Q:  Since “Match Point,” you’re choosing no longer to shoot all your films exclusively in New York.  Did you like Spain?

A:  I went originally because of the money! I couldn’t afford to make the picture there and I could afford to make it in Europe.  I loved working in Spain. Right now it’s easier for me, financially, to work in London or Paris or Barcelona.   

Q:  Woody, you’ve always been afraid of your mortality, and as time goes on, are you distracted from the work by the inevitable horror of death?  I have a feeling you’re not a big believer in the great beyond.

A:  No, you’re right.

 Q:  Does death preoccupy you and what keeps you going?

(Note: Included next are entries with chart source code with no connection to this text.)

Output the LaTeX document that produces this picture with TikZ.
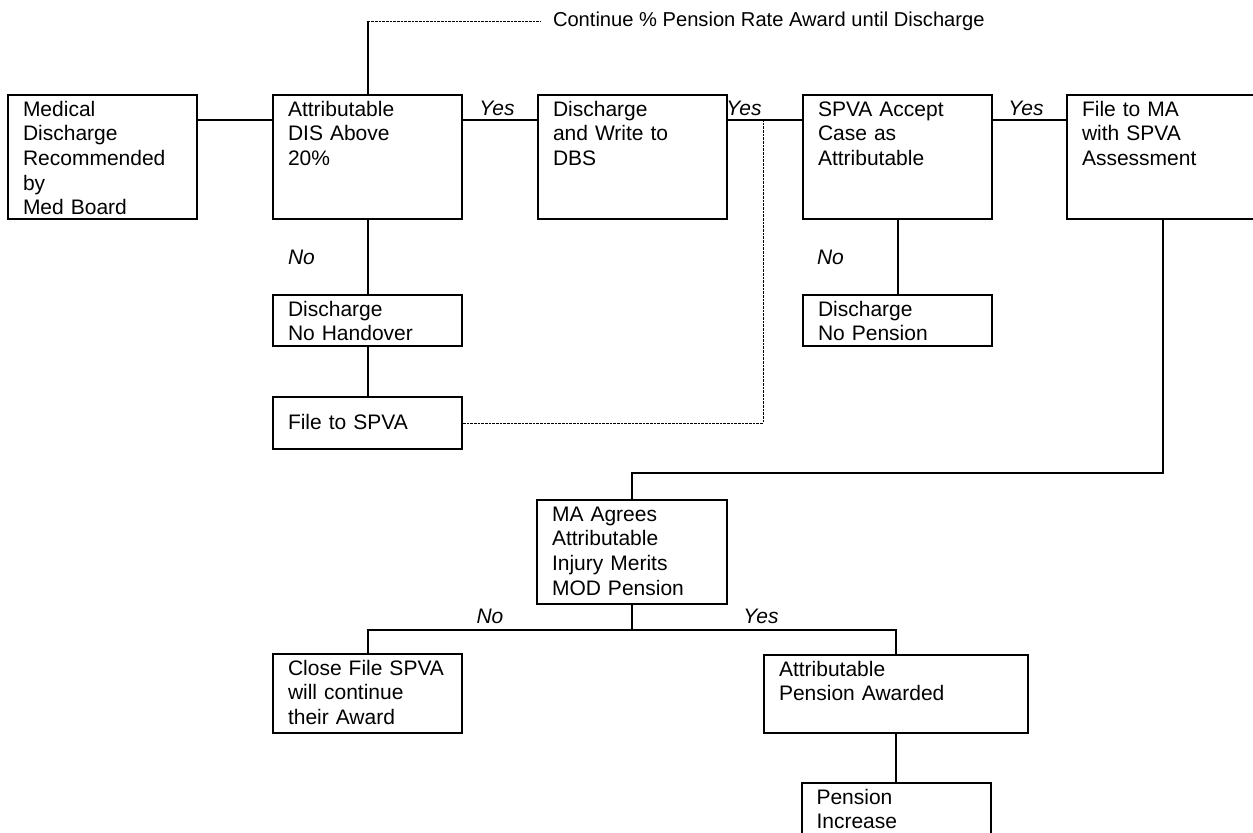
\documentclass[tikz,border=0pt]{standalone}
\usepackage{fontspec}
\setmainfont{Liberation Sans}
\newcommand{\flowfont}{\fontsize{15.75pt}{18.5pt}\selectfont}
\newcommand{\notefont}{\fontsize{15.1pt}{18pt}\selectfont}

\tikzset{every picture/.style={line width=1.5pt}}
\tikzset{
  stage/.style={draw, anchor=north west, align=left, inner xsep=11.25pt, inner ysep=3pt,
    text height=12.95pt, text width=119.25pt, font=\flowfont},
  answer/.style={font=\flowfont\itshape, inner sep=0pt},
  dotline/.style={line width=0.75pt, dash pattern=on 2pt off 0.75pt},
}

\begin{document}
\begin{tikzpicture}[x=0.75pt,y=0.75pt,yscale=-1,xscale=1]
\clip (0,0) rectangle (1253,832);

%Top row
\node[stage, text depth=74.05pt] (med) at (7,94) {Medical\\Discharge\\Recommended\\by\\Med Board};
\node[stage, text depth=74.05pt] (dis) at (272,94) {Attributable\\DIS Above\\20\%};
\node[stage, text depth=74.05pt] (dbs) at (537,94) {Discharge\\and Write to\\DBS};
\node[stage, text depth=74.05pt] (spva) at (802,94) {SPVA Accept\\Case as\\Attributable};
\node[stage, text depth=74.05pt, text width=121.5pt] (ma) at (1066,94) {File to MA\\with SPVA\\Assessment};

%No branches
\node[stage, text depth=19.3pt] (hand) at (272,294) {Discharge\\No Handover};
\node[stage, text height=21.4pt, text depth=11.6pt] (file) at (272,396) {File to SPVA};
\node[stage, text depth=19.3pt] (nopen) at (802,294) {Discharge\\No Pension};

%MA decision
\node[stage, text depth=59.05pt, text width=120pt] (agree) at (536,499) {MA Agrees\\Attributable\\Injury Merits\\MOD Pension};
\node[stage, text depth=40.3pt] (close) at (272,653) {Close File SPVA\\will continue\\their Award};
\node[stage, text depth=39.55pt, text width=175.5pt] (award) at (763,654) {Attributable\\Pension Awarded};
\node[stage, text depth=21.55pt] (incr) at (800.5,782) {Pension\\Increase};

%Note at top
\node[font=\notefont, anchor=west, inner xsep=9pt, inner ysep=0pt] (cont) at (540,21) {Continue \% Pension Rate Award until Discharge};

%Junctions
\coordinate (jt) at (763,120);
\path (agree.north) ++(0,-26) coordinate (mt);
\path (agree.south) ++(0,25) coordinate (mj);

%Straight Lines
\draw (med.east |- jt) -- (dis.west |- jt);
\draw (dis.east |- jt) -- (dbs.west |- jt);
\draw (dbs.east |- jt) -- (spva.west |- jt);
\draw (spva.east |- jt) -- (ma.west |- jt);
\draw (dis.south) -- (hand.north);
\draw (hand.south) -- (file.north);
\draw (spva.south) -- (nopen.north);
\draw (ma.south) |- (mt) -- (agree.north);
\draw (agree.south) -- (mj);
\draw (close.north) |- (mj) -| (award.north);
\draw (award.south) -- (incr.north);
\draw (dis.north) -- (dis.north |- cont.west);

%Dotted Lines
\draw[dotline] (dis.north |- cont.west) -- (cont.west);
\draw[dotline] (file.east) -| (jt);

%Yes / No
\node[answer] (yes1) at (497,108) {Yes};
\node[answer] (yes2) at (744,108) {Yes};
\node[answer] (yes3) at (1026,108) {Yes};
\node[answer, anchor=west] (no1) at (287,257) {No};
\node[answer, anchor=west] (no2) at (816,257) {No};
\node[answer] (no3) at (490,616) {No};
\node[answer] (yes4) at (761,616) {Yes};

\end{tikzpicture}
\end{document}
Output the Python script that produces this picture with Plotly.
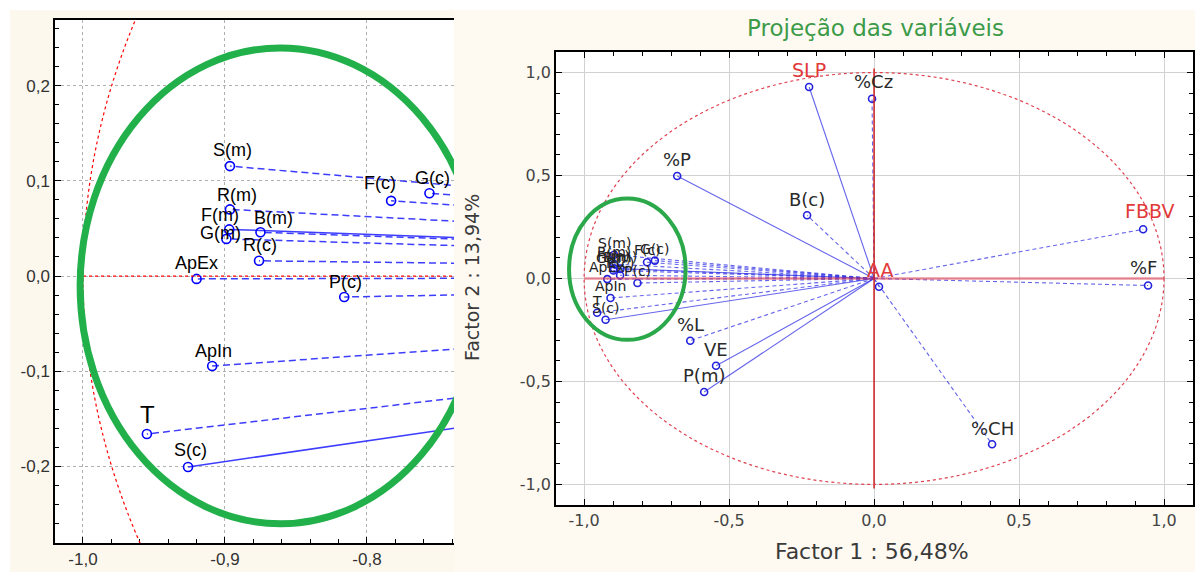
import plotly.graph_objects as go

# ---------------- data ----------------
variables = ["SLP", "%Cz", "%P", "B(c)", "FBBV", "%F", "AA", "%CH", "%L", "VE", "P(m)",
             "S(m)", "F(c)", "G(c)", "R(m)", "F(m)", "B(m)", "G(m)", "R(c)", "ApEx",
             "P(c)", "ApIn", "T", "S(c)"]
factor1 = [-0.224, -0.007, -0.679, -0.231, 0.928, 0.945, 0.017, 0.407, -0.634, -0.545, -0.586,
           -0.8965, -0.783, -0.756, -0.8965, -0.897, -0.875, -0.899, -0.876, -0.920,
           -0.816, -0.909, -0.955, -0.926]
factor2 = [0.930, 0.873, 0.498, 0.307, 0.239, -0.034, -0.040, -0.805, -0.302, -0.424, -0.551,
           0.1155, 0.079, 0.087, 0.070, 0.049, 0.046, 0.039, 0.016, -0.003,
           -0.022, -0.0945, -0.166, -0.2006]

left_xticks = [-1.0, -0.9, -0.8]
left_xticktext = ["-1,0", "-0,9", "-0,8"]
left_yticks = [-0.2, -0.1, 0.0, 0.1, 0.2]
left_yticktext = ["-0,2", "-0,1", "0,0", "0,1", "0,2"]
right_ticks = [-1.0, -0.5, 0.0, 0.5, 1.0]
right_ticktext = ["-1,0", "-0,5", "0,0", "0,5", "1,0"]

title_text = "Projeção das variáveis"
xtitle = "Factor 1 : 56,48%"
ytitle = "Factor 2 : 13,94%"

# ---------------- styles ----------------
solid_vars = {"SLP", "%P", "VE", "P(m)", "F(m)", "S(c)"}
red_vars = {"SLP", "FBBV", "AA"}
cluster_vars = {"S(m)", "F(c)", "G(c)", "R(m)", "F(m)", "B(m)", "G(m)", "R(c)", "ApEx",
                "P(c)", "ApIn", "T", "S(c)"}
left_nudge = {"S(m)": (3, 16), "F(c)": (-11, 18), "G(c)": (3, 15), "R(m)": (7, 14),
              "F(m)": (-9, 14), "B(m)": (13, 14), "G(m)": (-6, 6), "R(c)": (1, 16),
              "ApEx": (0, 16), "P(c)": (1, 15), "ApIn": (1, 15), "T": (1, 20), "S(c)": (2, 17)}
right_nudge = {"SLP": (0, 17), "%Cz": (1, 17), "AA": (2, 17), "FBBV": (6, 18), "%F": (-5, 18)}

W, H = 1195, 572
def px(x):
    return x / W
def py(y):
    return 1 - y / H

L_X = [-1.0197, -0.7387]
L_Y = [-0.2805, 0.269]
R_X = [-1.097, 1.1]
R_Y = [-1.10, 1.10]
L_DOM_X = [px(55), px(454)]
L_DOM_Y = [py(543), py(20)]
R_DOM_X = [px(556), px(1193)]
R_DOM_Y = [py(505), py(52)]

fig = go.Figure()

# vector lines
for name, fx, fy in zip(variables, factor1, factor2):
    dash_l = "solid" if name in solid_vars else "7px,4px"
    dash_r = "solid" if name in solid_vars else "4px,3px"
    fig.add_trace(go.Scatter(x=[0, fx], y=[0, fy], mode="lines", xaxis="x", yaxis="y",
                             line=dict(color="rgba(40,40,255,0.9)", width=1.5, dash=dash_l),
                             hoverinfo="skip", showlegend=False))
    fig.add_trace(go.Scatter(x=[0, fx], y=[0, fy], mode="lines", xaxis="x2", yaxis="y2",
                             line=dict(color="rgba(50,50,230,0.75)", width=1.1, dash=dash_r),
                             hoverinfo="skip", showlegend=False))

# markers
fig.add_trace(go.Scatter(x=factor1, y=factor2, mode="markers", xaxis="x", yaxis="y",
                         marker=dict(symbol="circle-open", size=9, color="#0000ff",
                                     line=dict(width=1.6, color="#0000ff")),
                         text=variables, showlegend=False))
fig.add_trace(go.Scatter(x=factor1, y=factor2, mode="markers", xaxis="x2", yaxis="y2",
                         marker=dict(symbol="circle-open", size=7, color="#2222dd",
                                     line=dict(width=1.6, color="#2222dd")),
                         text=variables, showlegend=False))

annotations = []
for name, fx, fy in zip(variables, factor1, factor2):
    # left panel (zoom)
    if L_X[0] <= fx <= L_X[1] and L_Y[0] <= fy <= L_Y[1]:
        xs, ys = left_nudge.get(name, (0, 16))
        annotations.append(dict(x=fx, y=fy, xref="x", yref="y", text=name, showarrow=False,
                                xshift=xs, yshift=ys, xanchor="center", yanchor="middle",
                                font=dict(family="Liberation Sans, Arial", size=24 if name == "T" else 18,
                                          color="#000")))
    # right panel
    if name in cluster_vars:
        font = dict(family="DejaVu Sans", size=14, color="#222")
        xs, ys = (0, 12)
    elif name in red_vars:
        font = dict(family="DejaVu Sans", size=19, color="#e23a3a")
        xs, ys = right_nudge.get(name, (0, 16))
    else:
        font = dict(family="DejaVu Sans", size=18, color="#2a2a2a")
        xs, ys = right_nudge.get(name, (0, 16))
    annotations.append(dict(x=fx, y=fy, xref="x2", yref="y2", text=name, showarrow=False,
                            xshift=xs, yshift=ys, xanchor="center", yanchor="middle", font=font))

annotations += [
    dict(x=px(875), y=py(28), xref="paper", yref="paper", text=title_text, showarrow=False,
         xanchor="center", yanchor="middle",
         font=dict(family="DejaVu Sans", size=23, color="#3c9a48")),
    dict(x=px(872), y=py(551), xref="paper", yref="paper", text=xtitle, showarrow=False,
         xanchor="center", yanchor="middle",
         font=dict(family="DejaVu Sans", size=22, color="#3a3a3a")),
    dict(x=px(472), y=py(278), xref="paper", yref="paper", text=ytitle, showarrow=False,
         xanchor="center", yanchor="middle",
         textangle=-90, font=dict(family="DejaVu Sans", size=19, color="#3a3a3a")),
]

shapes = [
    # backgrounds
    dict(type="rect", xref="paper", yref="paper", x0=px(10), x1=px(454), y0=0, y1=py(10),
         fillcolor="#fdf8ee", line=dict(width=0), layer="below"),
    dict(type="rect", xref="paper", yref="paper", x0=px(454), x1=1, y0=0, y1=py(10),
         fillcolor="#fefaf2", line=dict(width=0), layer="below"),
    dict(type="rect", xref="paper", yref="paper", x0=L_DOM_X[0], x1=L_DOM_X[1],
         y0=L_DOM_Y[0], y1=L_DOM_Y[1], fillcolor="white", line=dict(width=0), layer="below"),
    dict(type="rect", xref="paper", yref="paper", x0=R_DOM_X[0], x1=R_DOM_X[1],
         y0=R_DOM_Y[0], y1=R_DOM_Y[1], fillcolor="white", line=dict(width=0), layer="below"),
    # left panel reference lines
    dict(type="line", xref="x", yref="y", x0=-1, x1=0, y0=0, y1=0,
         line=dict(color="red", width=1.2, dash="dot")),
    dict(type="circle", xref="x", yref="y", x0=-1, x1=1, y0=-1, y1=1,
         line=dict(color="red", width=1.2, dash="dot")),
    dict(type="circle", xref="x", yref="y", x0=-1.002, x1=-0.720, y0=-0.2603, y1=0.2397,
         line=dict(color="#22b04b", width=7)),
    # right panel reference lines
    dict(type="line", xref="x2", yref="y2", x0=-1, x1=1, y0=0, y1=0,
         line=dict(color="rgba(230,60,80,0.55)", width=2.5)),
    dict(type="line", xref="x2", yref="y2", x0=0, x1=0, y0=-1.02, y1=1.02,
         line=dict(color="#cc2020", width=1.5)),
    dict(type="circle", xref="x2", yref="y2", x0=-1, x1=1, y0=-1, y1=1,
         line=dict(color="#e04050", width=1.2, dash="dot")),
    dict(type="circle", xref="x2", yref="y2", x0=-1.052, x1=-0.650, y0=-0.298, y1=0.388,
         line=dict(color="#2aa84a", width=4)),
]

axis_common = dict(showline=True, linecolor="black", linewidth=1.5, zeroline=False,
                   ticks="inside", ticklen=6, tickcolor="black", tickwidth=1, automargin=False)

fig.update_layout(
    width=W, height=H, margin=dict(l=0, r=0, t=0, b=0, autoexpand=False),
    paper_bgcolor="white", plot_bgcolor="rgba(0,0,0,0)",
    showlegend=False, annotations=annotations, shapes=shapes,
    xaxis=dict(domain=L_DOM_X, range=L_X, tickvals=left_xticks, ticktext=left_xticktext,
               mirror=True, showgrid=True, gridcolor="#b0b0b0", griddash="dot", gridwidth=1,
               minor=dict(dtick=0.02, tick0=0, ticks="inside", ticklen=4, tickcolor="black", showgrid=False),
               tickfont=dict(family="Liberation Sans, Arial", size=17, color="#333"),
               anchor="y", **axis_common),
    yaxis=dict(domain=L_DOM_Y, range=L_Y, tickvals=left_yticks, ticktext=left_yticktext,
               mirror=False, showgrid=True, gridcolor="#b0b0b0", griddash="dot", gridwidth=1,
               minor=dict(dtick=0.02, tick0=0, ticks="inside", ticklen=4, tickcolor="black", showgrid=False),
               tickfont=dict(family="Liberation Sans, Arial", size=17, color="#333"),
               anchor="x", **axis_common),
    xaxis2=dict(domain=R_DOM_X, range=R_X, tickvals=right_ticks, ticktext=right_ticktext,
                mirror="ticks", showgrid=True, gridcolor="#d2d2d2", gridwidth=1,
                minor=dict(dtick=0.1, tick0=0, ticks="inside", ticklen=4, tickcolor="black", showgrid=False),
                tickfont=dict(family="DejaVu Sans", size=16, color="#444"),
                anchor="y2", **axis_common),
    yaxis2=dict(domain=R_DOM_Y, range=R_Y, tickvals=right_ticks, ticktext=right_ticktext,
                mirror="ticks", showgrid=True, gridcolor="#d2d2d2", gridwidth=1,
                minor=dict(dtick=0.1, tick0=0, ticks="inside", ticklen=4, tickcolor="black", showgrid=False),
                tickfont=dict(family="DejaVu Sans", size=16, color="#444"),
                anchor="x2", **axis_common),
)

fig.write_html("out.html", config={"displayModeBar": False},
               post_script="document.body.style.margin='0';document.body.style.overflow='hidden';")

A:  For me, it gets worse and worse.  I see no advantages in aging whatsoever.  You shrivel.  You become decrepit.  You lose your faculties.  Your peer group passes away.  You sit in a room gumming your porridge.  I don’t see any advantage in this whatsoever, and eventually total annihilation with no hope of resurrection.  So it’s a bad situation. You get involved in a meaningless love affair, the outcome of which doesn’t mean anything in the scheme of the universe.  You watch Roger Federer.  You do all these things that distract you and keep you from thinking about the tall, dark stranger that eventually comes and gets you, despite all your efforts to eat health foods and do exercises.  I didn’t mean to be a downer.